If the relevant decision-maker (i.e. the Commission/er, tribunal or court) is satisfied that the legislative requirements for a special measure are met, the complaint or claim against the measure would not be successful, because the measure would not be unlawful.

In some states, although legally unnecessary, an exemption for a special measure may be granted by a state or territory discrimination/equal opportunity authority or a tribunal (see section 5 and Appendix 3 of this guideline). If granted, an exemption provides greater certainty that a complaint relating to the measure would not be successful.

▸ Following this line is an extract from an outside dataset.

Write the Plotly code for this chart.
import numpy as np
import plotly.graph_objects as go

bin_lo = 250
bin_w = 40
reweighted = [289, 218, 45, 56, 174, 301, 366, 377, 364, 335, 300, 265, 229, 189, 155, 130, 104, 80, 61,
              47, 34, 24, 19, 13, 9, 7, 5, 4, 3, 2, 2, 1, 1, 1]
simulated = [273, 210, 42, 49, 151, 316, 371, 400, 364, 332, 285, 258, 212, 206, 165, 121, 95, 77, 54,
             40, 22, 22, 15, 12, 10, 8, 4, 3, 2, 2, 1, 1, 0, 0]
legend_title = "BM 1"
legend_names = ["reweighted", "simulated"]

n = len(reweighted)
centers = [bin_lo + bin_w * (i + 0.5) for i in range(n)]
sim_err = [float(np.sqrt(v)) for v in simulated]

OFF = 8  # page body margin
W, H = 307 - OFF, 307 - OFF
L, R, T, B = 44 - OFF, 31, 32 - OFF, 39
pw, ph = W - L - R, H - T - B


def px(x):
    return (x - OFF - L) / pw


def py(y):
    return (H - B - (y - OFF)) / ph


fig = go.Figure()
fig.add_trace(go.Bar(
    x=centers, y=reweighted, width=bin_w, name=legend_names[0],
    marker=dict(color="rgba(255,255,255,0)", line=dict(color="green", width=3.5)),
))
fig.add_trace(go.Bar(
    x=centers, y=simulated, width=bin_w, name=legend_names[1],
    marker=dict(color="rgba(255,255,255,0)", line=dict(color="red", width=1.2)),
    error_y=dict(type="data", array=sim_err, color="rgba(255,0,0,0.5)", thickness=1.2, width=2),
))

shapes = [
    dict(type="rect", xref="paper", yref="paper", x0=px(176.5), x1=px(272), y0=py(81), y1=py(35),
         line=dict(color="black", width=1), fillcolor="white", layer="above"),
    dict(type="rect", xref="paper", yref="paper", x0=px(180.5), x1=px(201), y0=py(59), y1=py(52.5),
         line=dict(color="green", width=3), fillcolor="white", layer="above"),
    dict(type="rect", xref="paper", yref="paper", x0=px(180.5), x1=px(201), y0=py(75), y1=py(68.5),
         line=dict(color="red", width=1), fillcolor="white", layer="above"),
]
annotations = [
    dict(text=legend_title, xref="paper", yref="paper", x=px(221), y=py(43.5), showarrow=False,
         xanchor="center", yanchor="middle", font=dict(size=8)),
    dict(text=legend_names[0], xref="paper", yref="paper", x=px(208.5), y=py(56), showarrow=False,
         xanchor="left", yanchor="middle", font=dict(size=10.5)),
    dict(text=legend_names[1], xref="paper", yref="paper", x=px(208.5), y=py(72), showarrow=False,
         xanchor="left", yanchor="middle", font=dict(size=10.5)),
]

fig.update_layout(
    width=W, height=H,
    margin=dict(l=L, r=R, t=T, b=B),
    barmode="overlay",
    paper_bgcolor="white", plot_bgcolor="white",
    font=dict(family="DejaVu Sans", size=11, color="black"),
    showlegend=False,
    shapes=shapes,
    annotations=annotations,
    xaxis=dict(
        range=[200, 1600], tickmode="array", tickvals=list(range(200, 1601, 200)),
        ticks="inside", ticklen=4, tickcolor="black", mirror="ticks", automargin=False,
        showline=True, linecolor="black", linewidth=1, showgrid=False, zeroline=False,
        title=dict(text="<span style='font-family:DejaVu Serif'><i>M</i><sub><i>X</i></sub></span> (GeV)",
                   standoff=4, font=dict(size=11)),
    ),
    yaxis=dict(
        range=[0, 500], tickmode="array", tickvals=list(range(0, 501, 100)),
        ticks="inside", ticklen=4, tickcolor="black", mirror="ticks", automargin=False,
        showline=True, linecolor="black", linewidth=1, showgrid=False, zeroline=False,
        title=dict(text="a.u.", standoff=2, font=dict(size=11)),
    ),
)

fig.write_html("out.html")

It should be noted that it is rare for the Commission or state or territory discrimination/ equal opportunity authorities to receive complaints about targeted recruitment strategies for Aboriginal and Torres Strait Islander people. In the last three years the Commission has not received any such complaints. Similarly, the discrimination/equal opportunity authorities in most other jurisdictions report that they too have received few or no such complaints in recent years.

Notes

[4] Note that the exception for ‘special needs programs and activities’ in s 21 of the Anti-Discrimination Act 1977 (NSW), which permits certain measures to promote equal access to facilities, services and opportunities for persons of a particular race, is currently interpreted by the New South Wales Anti-Discrimination Board as not including employment.

[5] Racial Discrimination Act 1975 (Cth), s 8(1); Discrimination Act 1991 (ACT), s 27; Anti-Discrimination Act 1996 (NT), s 57; Anti-Discrimination Act 1991 (Qld), s 105; Equal Opportunity Act 1984 (SA), s 65; Anti-Discrimination Act 1998 (Tas), ss 25 and 26; Equal Opportunity Act 2010 (Vic), s 12 (see also Charter of Human Rights and Responsibilities Act 2006 (Vic), s 8(4)); Equal Opportunity Act 1984 (WA), s 51.

[6] See Discrimination Act 1991 (ACT), s 42; Anti-Discrimination Act 1977 (NSW), s 14; Anti-Discrimination Act 1996 (NT), sub-s 35(1)(b)(ii); Anti-Discrimination Act 1991 (Qld), s 25; Equal Opportunity Act 1984 (SA), sub-s 56(2); Anti-Discrimination Act 1998 (Tas), s 41; Equal Opportunity Act 2010 (Vic), sub-s 26(3) and s 28; Equal Opportunity Act 1984 (WA), s 50.